- TASK REQUIREMENTS
Begin with the first line and repeat exactly through the line containing "W, H = 1600, 900"; leave every image out.

* Start *

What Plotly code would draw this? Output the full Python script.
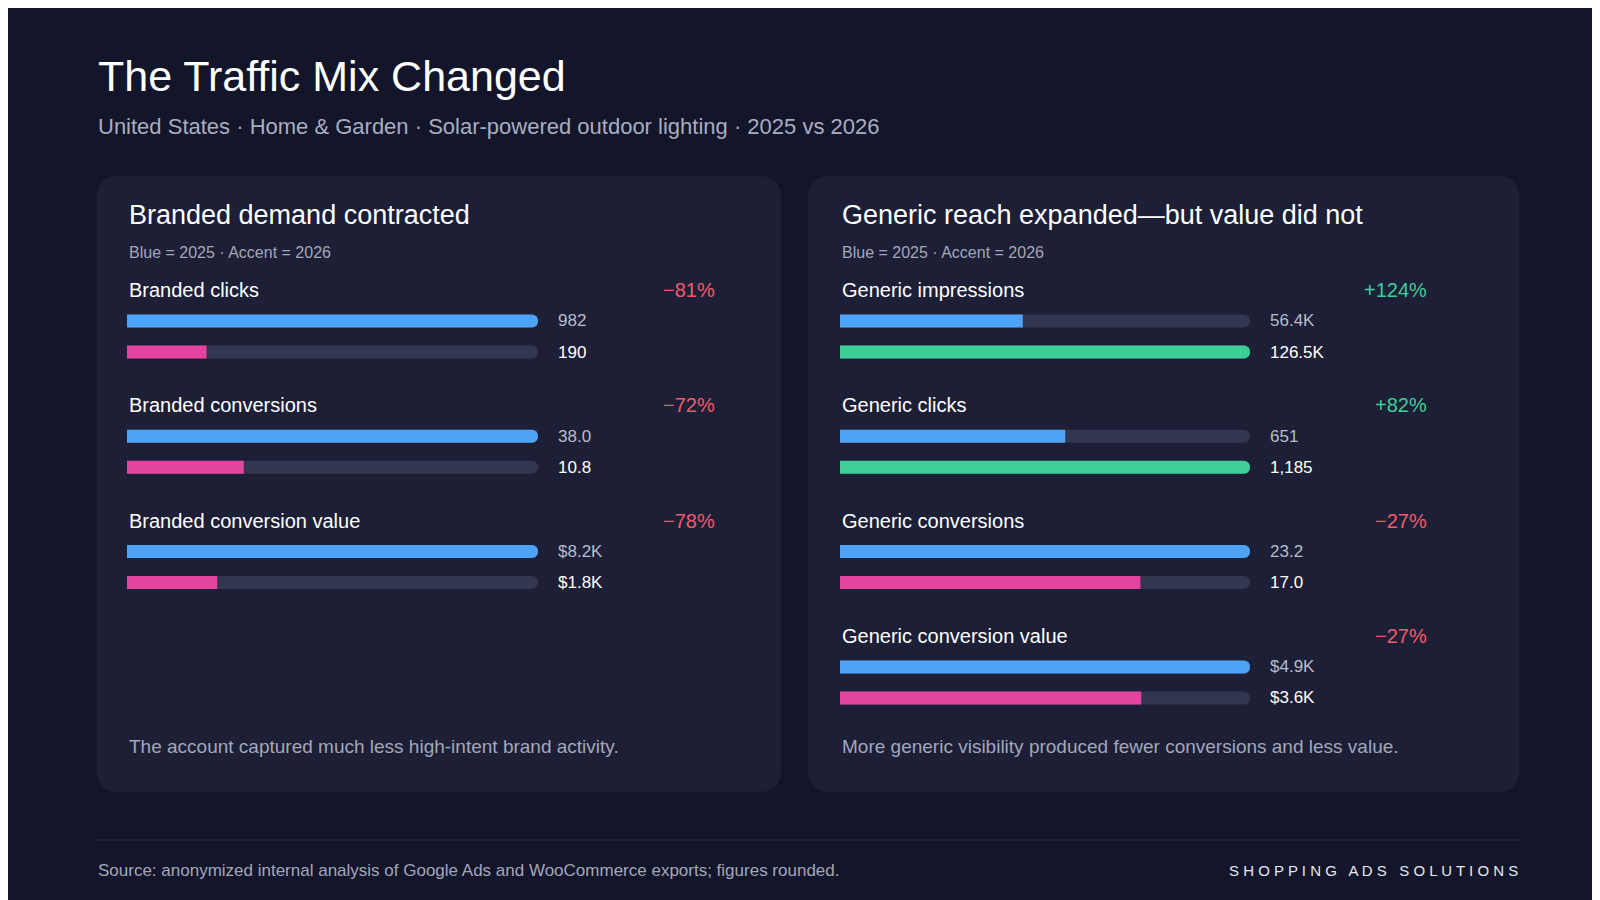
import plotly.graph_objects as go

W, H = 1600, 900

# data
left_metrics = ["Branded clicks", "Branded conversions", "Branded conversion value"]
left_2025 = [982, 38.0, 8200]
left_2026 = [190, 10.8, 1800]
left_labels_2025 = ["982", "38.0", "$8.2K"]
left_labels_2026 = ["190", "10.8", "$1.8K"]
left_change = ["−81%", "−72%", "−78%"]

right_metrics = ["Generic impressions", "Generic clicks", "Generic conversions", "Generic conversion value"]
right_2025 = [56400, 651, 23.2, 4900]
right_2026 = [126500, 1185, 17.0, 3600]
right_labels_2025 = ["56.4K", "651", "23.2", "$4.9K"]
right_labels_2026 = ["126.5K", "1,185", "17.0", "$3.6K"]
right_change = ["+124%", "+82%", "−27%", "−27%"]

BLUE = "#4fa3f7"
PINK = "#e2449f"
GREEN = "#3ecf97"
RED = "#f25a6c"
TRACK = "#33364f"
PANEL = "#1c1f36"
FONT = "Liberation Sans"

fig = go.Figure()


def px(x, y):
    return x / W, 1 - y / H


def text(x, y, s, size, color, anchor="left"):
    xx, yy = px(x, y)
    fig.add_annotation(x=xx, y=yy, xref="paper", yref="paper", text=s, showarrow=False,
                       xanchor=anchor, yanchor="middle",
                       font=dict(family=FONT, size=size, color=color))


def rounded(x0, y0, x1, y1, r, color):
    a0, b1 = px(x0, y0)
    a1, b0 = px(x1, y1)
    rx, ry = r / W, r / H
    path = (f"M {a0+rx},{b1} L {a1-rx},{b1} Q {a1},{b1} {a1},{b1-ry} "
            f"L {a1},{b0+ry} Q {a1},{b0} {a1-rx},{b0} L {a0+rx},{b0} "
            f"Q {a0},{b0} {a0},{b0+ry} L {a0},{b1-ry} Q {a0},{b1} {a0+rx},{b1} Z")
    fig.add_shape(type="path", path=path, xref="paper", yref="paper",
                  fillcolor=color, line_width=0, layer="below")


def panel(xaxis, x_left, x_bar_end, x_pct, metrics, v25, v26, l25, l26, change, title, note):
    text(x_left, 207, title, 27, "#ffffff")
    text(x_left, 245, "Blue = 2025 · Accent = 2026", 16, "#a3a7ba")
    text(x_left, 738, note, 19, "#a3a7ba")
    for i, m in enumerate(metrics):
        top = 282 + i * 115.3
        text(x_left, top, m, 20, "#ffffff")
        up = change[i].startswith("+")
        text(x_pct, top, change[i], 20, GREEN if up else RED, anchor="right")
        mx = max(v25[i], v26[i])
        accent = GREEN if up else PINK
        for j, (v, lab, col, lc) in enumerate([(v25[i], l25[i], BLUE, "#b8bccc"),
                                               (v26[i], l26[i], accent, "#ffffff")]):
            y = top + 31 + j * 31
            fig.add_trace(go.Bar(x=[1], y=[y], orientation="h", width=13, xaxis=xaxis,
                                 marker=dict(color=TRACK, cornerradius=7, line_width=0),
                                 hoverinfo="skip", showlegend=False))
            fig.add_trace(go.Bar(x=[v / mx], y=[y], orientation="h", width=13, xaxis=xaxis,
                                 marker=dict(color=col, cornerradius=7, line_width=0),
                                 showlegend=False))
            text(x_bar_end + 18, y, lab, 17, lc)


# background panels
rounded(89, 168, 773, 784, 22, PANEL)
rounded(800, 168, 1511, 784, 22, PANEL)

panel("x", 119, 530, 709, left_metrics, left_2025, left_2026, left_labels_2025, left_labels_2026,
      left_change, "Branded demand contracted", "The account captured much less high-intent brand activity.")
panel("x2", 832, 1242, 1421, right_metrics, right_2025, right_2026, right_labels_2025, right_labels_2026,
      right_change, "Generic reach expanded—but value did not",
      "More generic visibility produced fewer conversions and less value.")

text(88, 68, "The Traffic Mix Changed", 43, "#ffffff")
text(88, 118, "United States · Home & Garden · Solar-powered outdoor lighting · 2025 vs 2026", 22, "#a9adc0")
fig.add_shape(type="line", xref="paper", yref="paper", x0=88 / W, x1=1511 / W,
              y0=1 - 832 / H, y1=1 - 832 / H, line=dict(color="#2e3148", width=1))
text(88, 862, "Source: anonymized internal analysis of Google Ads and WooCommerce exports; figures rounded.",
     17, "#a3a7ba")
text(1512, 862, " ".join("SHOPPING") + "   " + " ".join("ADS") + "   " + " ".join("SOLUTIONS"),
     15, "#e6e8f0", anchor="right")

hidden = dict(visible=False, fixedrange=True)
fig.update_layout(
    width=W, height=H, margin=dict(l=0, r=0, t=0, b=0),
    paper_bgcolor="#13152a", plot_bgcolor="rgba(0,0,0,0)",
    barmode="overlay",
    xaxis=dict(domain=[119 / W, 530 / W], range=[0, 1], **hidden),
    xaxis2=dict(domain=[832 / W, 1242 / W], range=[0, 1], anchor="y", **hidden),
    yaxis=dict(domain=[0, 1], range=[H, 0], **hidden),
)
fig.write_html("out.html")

* End *

- COMPLETE RESPONSE
What Plotly code would draw this? Output the full Python script.
import plotly.graph_objects as go

W, H = 1600, 900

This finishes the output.